Director Kundan Shah, who later brought us beloved TV shows like Nukkad and Wagle Ki Duniya, orchestrates the chaos with remarkable control. He understands that the absurdity works best when played completely straight by the characters. The film cleverly uses visual gags, sharp dialogue (peppered with witty social commentary), and escalating situations to build momentum towards its legendary climax.

### The Mahabharata Goes Mad

And what a climax it is! If you've seen Jaane Bhi Do Yaaro, you know. If you haven't, prepare yourself. Our heroes, still trying to expose the villains and somehow deal with the troublesome corpse, end up crashing a stage production of the Mahabharata. What unfolds is arguably one of the most brilliantly chaotic, hilariously subversive sequences in cinema history. Draupadi's vastraharan (disrobing) scene becomes entangled with burqas, coffins, mobile corpses, and frantic dialogue mixing ancient epic with contemporary corruption.

It's a scene that shouldn't work, but it absolutely does. It’s pure, unhinged genius, filmed with an energy that feels both meticulously planned and wildly improvised. The sheer audacity of using this revered epic as the backdrop for such farcical mayhem is breathtaking. How they managed to coordinate the actors, the props (including that resilient coffin), and the sheer comedic destruction on stage remains a marvel of low-budget filmmaking. It's the ultimate expression of the film's satirical rage, tearing down hypocrisy with laughter.

### From Flop to Phenomenon

Unsurprisingly, perhaps, Jaane Bhi Do Yaaro didn't exactly set the box office on fire upon release in 1983. Its dark humour and biting satire were likely too unconventional for mainstream tastes at the time. Critics were mixed. But then came television screenings and the rise of VHS. Slowly, surely, word spread. People discovered this strange, brilliant, angry, hilarious film. It became a cult classic, quoted endlessly, beloved for its fearless absurdity and its surprisingly sharp critique of a system drowning in corruption. It proved that sometimes, the films that struggle initially are the ones that lodge themselves deepest in our collective consciousness.

Rating: 9/10

Why this score? Jaane Bhi Do Yaaro is a near-perfect execution of biting satire disguised as slapstick chaos. The writing is sharp, the performances legendary, and the low-budget ingenuity is genuinely inspiring. It loses maybe a point for some pacing lulls in the first act before the madness truly kicks in, but the sheer brilliance of its concept, its fearless execution, and its unforgettable climax make it an absolute cornerstone of Indian cult cinema.
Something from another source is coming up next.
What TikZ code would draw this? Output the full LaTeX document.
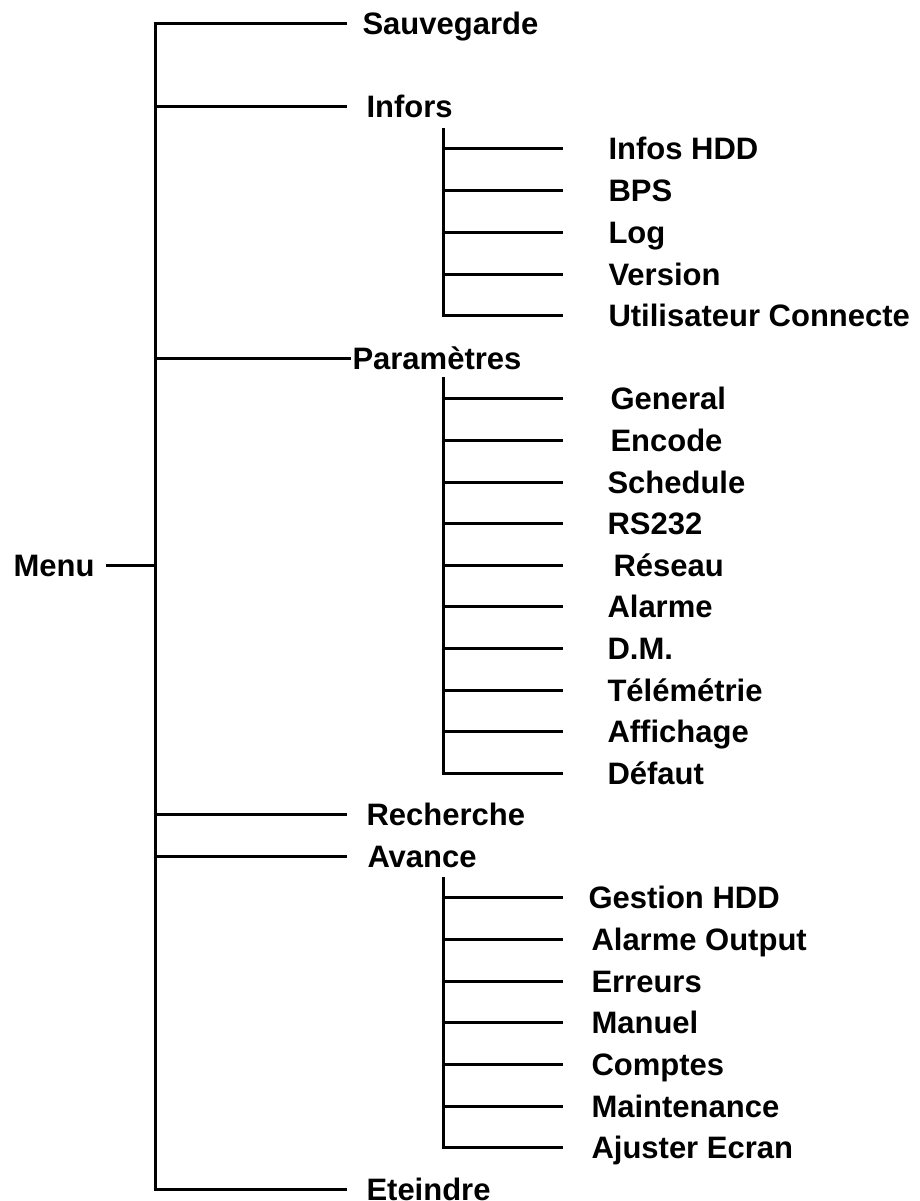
\documentclass[tikz,border=0pt]{standalone}
\usepackage{fontspec}
\setmainfont{Liberation Sans}
\begin{document}
\begin{tikzpicture}[x=1pt,y=-1pt,line width=3pt,line join=miter,
  lbl/.style={anchor=base west,inner sep=0pt,font=\fontsize{31}{36}\selectfont\bfseries,yshift=-11pt},
  wire/.style={draw=black}]
\useasboundingbox (0,0) rectangle (919,1201);
% main trunk
\coordinate (mtop) at (155,24);
\coordinate (mbot) at (155,1189);
\coordinate (mmid) at (155,565);
\node[lbl] (menu) at (12,565) {Menu};
\coordinate (menuend) at (106,565);
\draw[wire] (menuend) -- (mmid);
% main branches
\coordinate (sauvE) at (347,24);
\node[lbl] (sauv) at (361,24) {Sauvegarde};
\coordinate (eteE) at (347,1189);
\node[lbl] (ete) at (365,1189) {Eteindre};
\draw[wire] (sauvE) -- (mtop) -- (mbot) -- (eteE);
\coordinate (infJ) at (155,107); \coordinate (infE) at (347,107);
\node[lbl] (inf) at (365,107) {Infors};
\draw[wire] (infJ) -- (infE);
\coordinate (parJ) at (155,358);
\node[lbl] (par) at (351,358) {Paramètres};
\draw[wire] (parJ) -- (par.west |- parJ);
\coordinate (recJ) at (155,814); \coordinate (recE) at (347,814);
\node[lbl] (rec) at (365,814) {Recherche};
\draw[wire] (recJ) -- (recE);
\coordinate (avJ) at (155,856); \coordinate (avE) at (347,856);
\node[lbl] (av) at (366,856) {Avance};
\draw[wire] (avJ) -- (avE);
% Infors subtree
\coordinate (itop) at (443,128);
\foreach \y/\t [count=\i] in {149/Infos HDD,190.7/BPS,232/Log,274/Version,315/Utilisateur Connecte}{
  \coordinate (ia\i) at (443,\y);
  \coordinate (ie\i) at (563,\y);
  \node[lbl] (il\i) at (607,\y) {\t};
  \draw[wire] (ia\i) -- (ie\i);
}
\draw[wire] (itop) -- (ia5) -- (ie5);
% Parametres subtree
\coordinate (ptop) at (443,377);
\foreach \y/\x/\t [count=\i] in {398.7/609/General,440/609/Encode,482/606/Schedule,523.3/606/RS232,565/612/Réseau,606.7/606/Alarme,648.3/606/D.M.,690/606/Télémétrie,731.7/606/Affichage,773.3/606/Défaut}{
  \coordinate (pa\i) at (443,\y);
  \coordinate (pe\i) at (563,\y);
  \node[lbl] (pl\i) at (\x,\y) {\t};
  \draw[wire] (pa\i) -- (pe\i);
}
\draw[wire] (ptop) -- (pa10) -- (pe10);
% Avance subtree
\coordinate (atop) at (443,877);
\foreach \y/\x/\t [count=\i] in {897.7/587/Gestion HDD,939.7/590/Alarme Output,981/590/Erreurs,1022.7/590/Manuel,1064/590/Comptes,1106/590/Maintenance,1147.7/590/Ajuster Ecran}{
  \coordinate (aa\i) at (443,\y);
  \coordinate (ae\i) at (563,\y);
  \node[lbl] (al\i) at (\x,\y) {\t};
  \draw[wire] (aa\i) -- (ae\i);
}
\draw[wire] (atop) -- (aa7) -- (ae7);
\end{tikzpicture}
\end{document}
Final Take: This isn't just a funny movie; it's a Molotov cocktail wrapped in a VHS clamshell. Jaane Bhi Do Yaaro is proof that you don't need a blockbuster budget to create something enduring, hilarious, and savagely smart. Dig it out, brace yourself for the beautiful mess, and witness controlled chaos the way only the VHS era could truly deliver. It’s still brilliantly funny, depressingly relevant, and utterly unique.